The main concern for New Zealand exporters over the next few months is the impact of the recent drought on dairy production. The drought is indeed alarming. It is hitting NZ's powerhouse of agriculture, the Waikato region, the hardest, and dairy production is down 27%oya in the region. The major problem is the lack of feed (feed prices have shot up from NZ$55 a bale of silage to over NZ$140, and there is a global shortage) which affects both dairy and meat industries. The meat industry will be hit the hardest as meat prices have already fallen on the back of Australia's severe drought, which induced culling (increased supply) and pushed prices lower. There is currently a three week waiting period in NZ to cull herds, and they need to be fed in the meantime with inflated feed prices.
The dairy industry has currently lost around NZ$500 million in production (according to Fonterra - the world's largest producer). That said, the record high dairy payout to farmers will cushion the blow.

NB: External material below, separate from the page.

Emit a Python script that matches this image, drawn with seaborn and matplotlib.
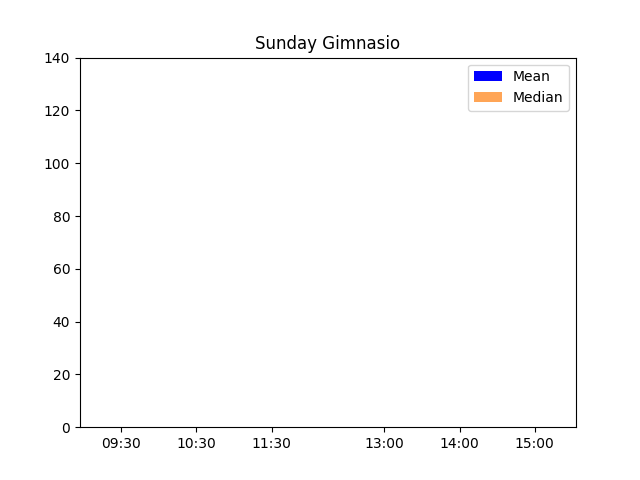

Fonterra is forecasting a NZ$6.90 kg/MS payout - which, in my view, is too conservative and will more likely come in above NZ$7 kg/MS. Dairy production is still likely to be up this year, but only marginally. Farmers will simply dry out their herds earlier than hoped for and production won't be as good as earlier estimates. Dairy prices will continue to rise.
Imports, on the other hand, are likely to moderate further on the back of reduced domestic demand and despite a stronger NZD.